Andrew G Marshall

Author & Marital Therapist

Ask Andrew – My husband can’t decide whether to work on our marriage or leave for the other woman

My husband just told me last week that he has been having an affair with a coworker for 18 months, and he loves her very much.  He said he still loves me, but more like a friend.  We have a 4-year-old son, and he is my husbands world and I know that is the reason he has been hesitant to end our marriage.  I still love him and have offered to work on our marriage 100%, and learn to forgive and trust him again.  He says he needs to think about his decision because it is the biggest one he has ever had to make.  He has agreed to go to a marriage counselor and he hasn’t moved out, but the problem is he still has contact with her.  They work in a small office together, and they still text each other dozens of times a day before and after work.  Is it even possible for us to find our way if he keeps in contact with her?  Is it asking too much for him to only see her in a professional manner and cut off all ties after hours?  If he refuses, I will be devasted.  He keeps saying that we will give it until after the holidays to see how things are going.  But is seven weeks really long enough to start rebuilding our marriage? Is he just saying this because he wants to be with his son through Christmas, then leave?  What should I do?

Andrew writes:

Not only has your husband got to make a big decision, you’ve got to think through your next steps very carefully. Strangely enough, I think the next few weeks – rather than what happened previously – is going to be the real danger point. Why should that be? I see lots of couples where the main sticking points are not that the husband (and it’s usually the husband) was unfaithful but the damage done in the shuttle period (between properly ending the relationship with the other woman and recommitting to the marriage). So please buy ‘How can I ever trust you again?’ so you can understand why affairs happen and how to recover. (I would also like you to get ‘Make Love Like a Prairie Vole: Six Steps to passionate, plentiful and monogamous sex’ as I bet the fall out of a small child on your sex life needs to be looked at too).

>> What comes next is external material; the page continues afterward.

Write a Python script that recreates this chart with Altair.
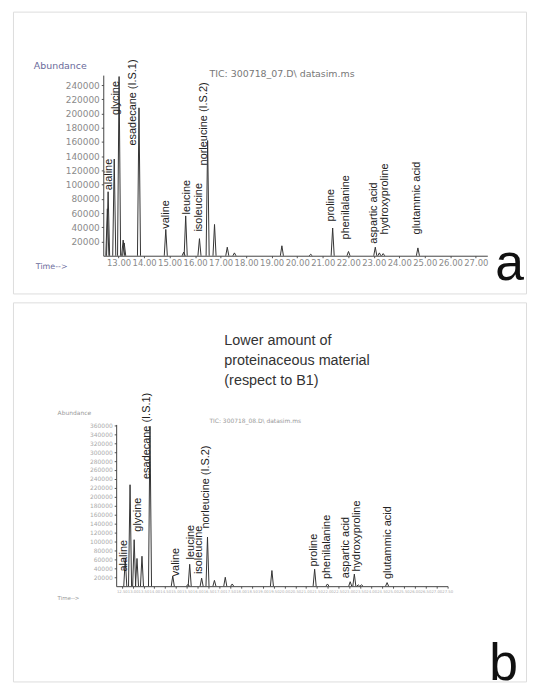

So I’ll explain what I think will happen….. and then I’ll tell you what I’m afraid will happen. OK. His affair. 90% of affairs collapse after the couple has been found out. When there are young children involved, I would say its probably 100%.

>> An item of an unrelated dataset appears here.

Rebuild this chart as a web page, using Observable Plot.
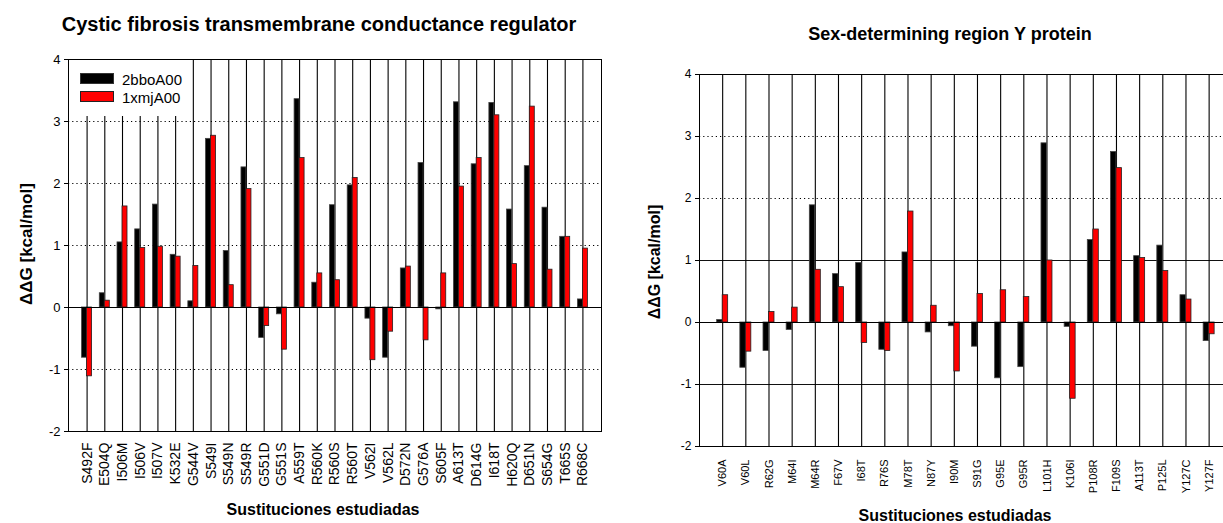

Affairs happen in a bubble away from the real world and after they are discovered – and the air of secrecy and forbidden lust is let out – they are as flat and as uninteresting as a balloon two days after a party. (And they smell as bad!) So I think he will realise his mistake and come back with his tail between his legs.

However, and now we’re onto my fears, he cannot come to his senses if he’s getting ‘I love you more than life itself’ emails and ‘I want to jump your bones’ texts. Modern technology allows affair partners to stick their head round the door, sneak upstairs and tango with our beloved. We wouldn’t have them physically in the house so don’t let them in electronically. (However, if he does switch off his feelings – and not them be stoked by facebook stalking and email’s to see ‘how you’re doing’, he will slowly start thinking about her less.) Then we have work, he will have to come up with a good plan to cut contact down to the absolute minimum and report when he is likely to have to be with her – ie: for a sales conference and you would need to talk for a long-time on how to cope with these occasions.

Now we come to the real problem. He is unlikely to be able to cut all proper ties at the moment. You are terrified of letting him go – because you fear that will be the end of your marriage. So there will be a nasty middle way. He will sneak off to email or meet up with her – and you will find out, because modern technology is kind / cruel and gives us all this information – and it will be like a stab in the back. He might even be sleeping with both of you at the same time (and although you crave that reassurance, it will make you feel dirty afterwards). He will promise things that he can’t deliver and you will be hurt yet again asnd again. Hopefully, you will begin to see how a couple might be able to recover from an affair but yo-yo land and inbetween misery can do some really lasting damage.

So I think you need to decide what is acceptable and what is not acceptable contact, show him my letter and my book. Discuss what he can and can’t do. Please, please don’t beg (as this will encourage him to make promises he can’t keep as he’ll hate to see you cry). Decide together if he can close the door on the affair partner – and mean it. If not, and also if he has any doubts, let him go – hopefully to his parents house or a friends place…. but if he must go to HER, so be it. Probably it will be better for her to have his unhappiness, torn between two lover angst. Let him return to you when he’s free of this madness (and that’s when the real work starts but strangely enough it is much easier than what you’re going through now).